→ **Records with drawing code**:
------------------------------------------------

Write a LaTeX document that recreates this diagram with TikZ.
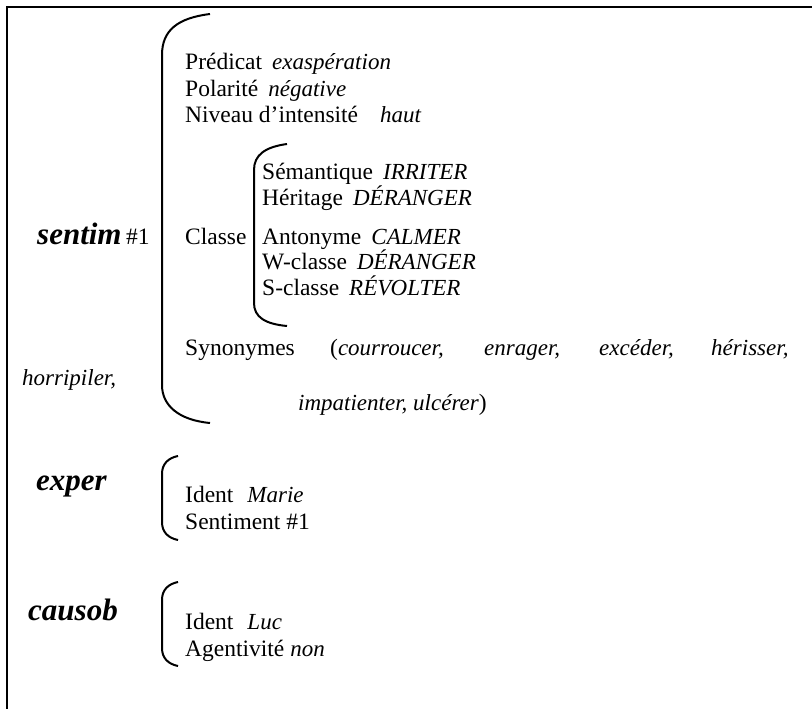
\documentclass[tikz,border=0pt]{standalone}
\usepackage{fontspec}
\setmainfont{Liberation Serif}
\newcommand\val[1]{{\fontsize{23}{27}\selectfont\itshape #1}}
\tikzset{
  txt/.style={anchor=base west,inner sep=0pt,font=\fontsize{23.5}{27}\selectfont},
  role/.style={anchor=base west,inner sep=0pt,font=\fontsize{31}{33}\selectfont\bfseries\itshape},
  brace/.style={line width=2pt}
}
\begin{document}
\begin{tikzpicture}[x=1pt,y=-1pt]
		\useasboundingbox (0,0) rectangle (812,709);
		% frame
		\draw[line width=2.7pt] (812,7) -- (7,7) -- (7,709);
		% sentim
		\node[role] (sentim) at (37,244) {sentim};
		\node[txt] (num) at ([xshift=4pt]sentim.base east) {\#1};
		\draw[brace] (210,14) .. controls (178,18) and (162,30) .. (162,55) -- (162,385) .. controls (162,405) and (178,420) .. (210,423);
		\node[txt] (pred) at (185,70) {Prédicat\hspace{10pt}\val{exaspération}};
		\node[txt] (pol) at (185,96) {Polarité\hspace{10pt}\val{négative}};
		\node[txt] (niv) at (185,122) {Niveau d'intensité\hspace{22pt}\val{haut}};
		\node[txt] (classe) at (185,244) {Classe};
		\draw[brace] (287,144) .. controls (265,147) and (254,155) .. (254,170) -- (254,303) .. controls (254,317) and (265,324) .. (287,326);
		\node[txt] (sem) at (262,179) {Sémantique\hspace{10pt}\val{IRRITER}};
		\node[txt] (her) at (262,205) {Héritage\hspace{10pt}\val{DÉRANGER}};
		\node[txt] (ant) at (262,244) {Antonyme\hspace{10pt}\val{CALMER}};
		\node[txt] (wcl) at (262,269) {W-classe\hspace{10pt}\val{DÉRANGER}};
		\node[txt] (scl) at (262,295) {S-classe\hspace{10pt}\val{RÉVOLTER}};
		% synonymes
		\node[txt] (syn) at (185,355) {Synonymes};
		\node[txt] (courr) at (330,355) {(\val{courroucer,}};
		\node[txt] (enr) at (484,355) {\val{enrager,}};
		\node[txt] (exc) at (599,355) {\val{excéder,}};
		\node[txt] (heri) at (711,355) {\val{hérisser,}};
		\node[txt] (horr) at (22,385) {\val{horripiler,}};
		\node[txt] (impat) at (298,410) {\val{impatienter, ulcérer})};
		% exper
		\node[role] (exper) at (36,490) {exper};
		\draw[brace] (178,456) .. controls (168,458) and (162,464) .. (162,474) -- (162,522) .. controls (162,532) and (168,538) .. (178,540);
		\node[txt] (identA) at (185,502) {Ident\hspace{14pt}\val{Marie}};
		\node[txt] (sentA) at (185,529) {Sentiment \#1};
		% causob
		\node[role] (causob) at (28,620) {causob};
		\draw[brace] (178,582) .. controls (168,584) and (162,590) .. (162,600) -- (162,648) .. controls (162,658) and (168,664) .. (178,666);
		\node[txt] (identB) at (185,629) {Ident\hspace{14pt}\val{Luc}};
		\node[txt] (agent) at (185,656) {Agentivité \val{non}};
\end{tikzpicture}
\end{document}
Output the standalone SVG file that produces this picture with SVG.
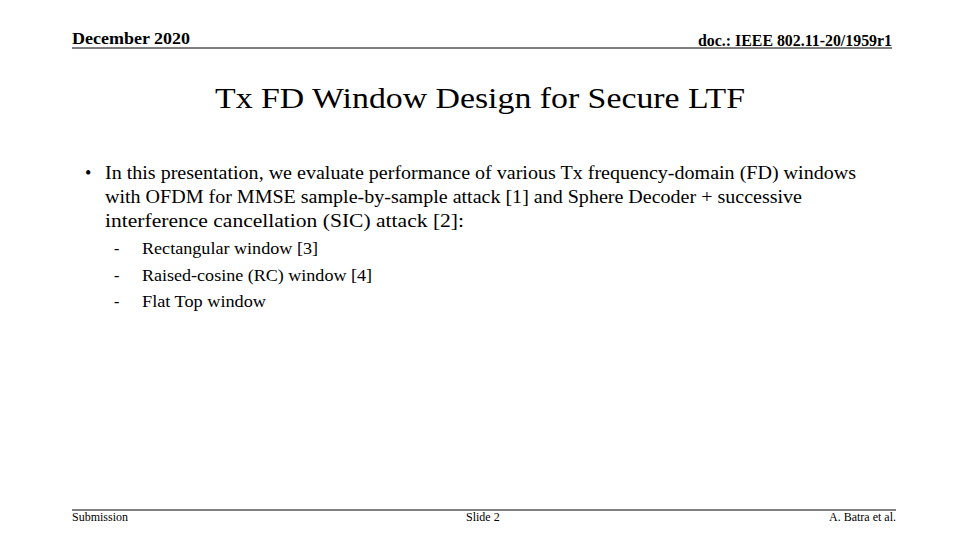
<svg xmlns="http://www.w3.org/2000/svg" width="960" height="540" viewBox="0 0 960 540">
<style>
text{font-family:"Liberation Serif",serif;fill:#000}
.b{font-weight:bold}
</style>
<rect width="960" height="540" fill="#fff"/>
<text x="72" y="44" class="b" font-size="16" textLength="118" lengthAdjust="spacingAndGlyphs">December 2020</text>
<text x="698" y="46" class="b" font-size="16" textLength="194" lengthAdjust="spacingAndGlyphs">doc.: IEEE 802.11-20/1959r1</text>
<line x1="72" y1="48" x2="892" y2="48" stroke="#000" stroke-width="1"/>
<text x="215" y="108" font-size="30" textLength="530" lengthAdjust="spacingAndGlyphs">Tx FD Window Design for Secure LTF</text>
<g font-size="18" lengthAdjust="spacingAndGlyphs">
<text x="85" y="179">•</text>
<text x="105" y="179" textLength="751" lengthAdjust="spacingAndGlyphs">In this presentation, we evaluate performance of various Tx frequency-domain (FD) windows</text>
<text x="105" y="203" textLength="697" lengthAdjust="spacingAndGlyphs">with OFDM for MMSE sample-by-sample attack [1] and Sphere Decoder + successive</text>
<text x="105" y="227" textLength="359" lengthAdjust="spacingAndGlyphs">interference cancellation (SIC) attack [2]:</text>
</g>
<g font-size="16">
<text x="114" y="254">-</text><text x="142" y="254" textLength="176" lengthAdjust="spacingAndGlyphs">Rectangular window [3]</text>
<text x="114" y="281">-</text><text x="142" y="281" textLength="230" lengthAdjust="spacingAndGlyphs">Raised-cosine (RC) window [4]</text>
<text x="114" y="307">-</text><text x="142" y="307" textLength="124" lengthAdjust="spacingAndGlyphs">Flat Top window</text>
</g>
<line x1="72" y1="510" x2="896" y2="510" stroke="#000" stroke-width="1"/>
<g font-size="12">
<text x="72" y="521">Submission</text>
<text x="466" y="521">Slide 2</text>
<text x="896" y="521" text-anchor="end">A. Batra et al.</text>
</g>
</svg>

------------------------------------------------

Do not copy the pictures, but repeat every line exactly.

Write a LaTeX document that recreates this diagram with TikZ.
\documentclass[tikz,border=0pt]{standalone}
\usepackage{fontspec}
\setmainfont{Liberation Serif}
\newcommand\val[1]{{\fontsize{23}{27}\selectfont\itshape #1}}
\tikzset{
  txt/.style={anchor=base west,inner sep=0pt,font=\fontsize{23.5}{27}\selectfont},
  role/.style={anchor=base west,inner sep=0pt,font=\fontsize{31}{33}\selectfont\bfseries\itshape},
  brace/.style={line width=2pt}
}
\begin{document}
\begin{tikzpicture}[x=1pt,y=-1pt]
		\useasboundingbox (0,0) rectangle (812,709);
		% frame
		\draw[line width=2.7pt] (812,7) -- (7,7) -- (7,709);
		% sentim
		\node[role] (sentim) at (37,244) {sentim};
		\node[txt] (num) at ([xshift=4pt]sentim.base east) {\#1};
		\draw[brace] (210,14) .. controls (178,18) and (162,30) .. (162,55) -- (162,385) .. controls (162,405) and (178,420) .. (210,423);
		\node[txt] (pred) at (185,70) {Prédicat\hspace{10pt}\val{exaspération}};
		\node[txt] (pol) at (185,96) {Polarité\hspace{10pt}\val{négative}};
		\node[txt] (niv) at (185,122) {Niveau d'intensité\hspace{22pt}\val{haut}};
		\node[txt] (classe) at (185,244) {Classe};
		\draw[brace] (287,144) .. controls (265,147) and (254,155) .. (254,170) -- (254,303) .. controls (254,317) and (265,324) .. (287,326);
		\node[txt] (sem) at (262,179) {Sémantique\hspace{10pt}\val{IRRITER}};
		\node[txt] (her) at (262,205) {Héritage\hspace{10pt}\val{DÉRANGER}};
		\node[txt] (ant) at (262,244) {Antonyme\hspace{10pt}\val{CALMER}};
		\node[txt] (wcl) at (262,269) {W-classe\hspace{10pt}\val{DÉRANGER}};
		\node[txt] (scl) at (262,295) {S-classe\hspace{10pt}\val{RÉVOLTER}};
		% synonymes
		\node[txt] (syn) at (185,355) {Synonymes};
		\node[txt] (courr) at (330,355) {(\val{courroucer,}};
		\node[txt] (enr) at (484,355) {\val{enrager,}};
		\node[txt] (exc) at (599,355) {\val{excéder,}};
		\node[txt] (heri) at (711,355) {\val{hérisser,}};
		\node[txt] (horr) at (22,385) {\val{horripiler,}};
		\node[txt] (impat) at (298,410) {\val{impatienter, ulcérer})};
		% exper
		\node[role] (exper) at (36,490) {exper};
		\draw[brace] (178,456) .. controls (168,458) and (162,464) .. (162,474) -- (162,522) .. controls (162,532) and (168,538) .. (178,540);
		\node[txt] (identA) at (185,502) {Ident\hspace{14pt}\val{Marie}};
		\node[txt] (sentA) at (185,529) {Sentiment \#1};
		% causob
		\node[role] (causob) at (28,620) {causob};
		\draw[brace] (178,582) .. controls (168,584) and (162,590) .. (162,600) -- (162,648) .. controls (162,658) and (168,664) .. (178,666);
		\node[txt] (identB) at (185,629) {Ident\hspace{14pt}\val{Luc}};
		\node[txt] (agent) at (185,656) {Agentivité \val{non}};
\end{tikzpicture}
\end{document}
Output the standalone SVG file that produces this picture with SVG.
<svg xmlns="http://www.w3.org/2000/svg" width="960" height="540" viewBox="0 0 960 540">
<style>
text{font-family:"Liberation Serif",serif;fill:#000}
.b{font-weight:bold}
</style>
<rect width="960" height="540" fill="#fff"/>
<text x="72" y="44" class="b" font-size="16" textLength="118" lengthAdjust="spacingAndGlyphs">December 2020</text>
<text x="698" y="46" class="b" font-size="16" textLength="194" lengthAdjust="spacingAndGlyphs">doc.: IEEE 802.11-20/1959r1</text>
<line x1="72" y1="48" x2="892" y2="48" stroke="#000" stroke-width="1"/>
<text x="215" y="108" font-size="30" textLength="530" lengthAdjust="spacingAndGlyphs">Tx FD Window Design for Secure LTF</text>
<g font-size="18" lengthAdjust="spacingAndGlyphs">
<text x="85" y="179">•</text>
<text x="105" y="179" textLength="751" lengthAdjust="spacingAndGlyphs">In this presentation, we evaluate performance of various Tx frequency-domain (FD) windows</text>
<text x="105" y="203" textLength="697" lengthAdjust="spacingAndGlyphs">with OFDM for MMSE sample-by-sample attack [1] and Sphere Decoder + successive</text>
<text x="105" y="227" textLength="359" lengthAdjust="spacingAndGlyphs">interference cancellation (SIC) attack [2]:</text>
</g>
<g font-size="16">
<text x="114" y="254">-</text><text x="142" y="254" textLength="176" lengthAdjust="spacingAndGlyphs">Rectangular window [3]</text>
<text x="114" y="281">-</text><text x="142" y="281" textLength="230" lengthAdjust="spacingAndGlyphs">Raised-cosine (RC) window [4]</text>
<text x="114" y="307">-</text><text x="142" y="307" textLength="124" lengthAdjust="spacingAndGlyphs">Flat Top window</text>
</g>
<line x1="72" y1="510" x2="896" y2="510" stroke="#000" stroke-width="1"/>
<g font-size="12">
<text x="72" y="521">Submission</text>
<text x="466" y="521">Slide 2</text>
<text x="896" y="521" text-anchor="end">A. Batra et al.</text>
</g>
</svg>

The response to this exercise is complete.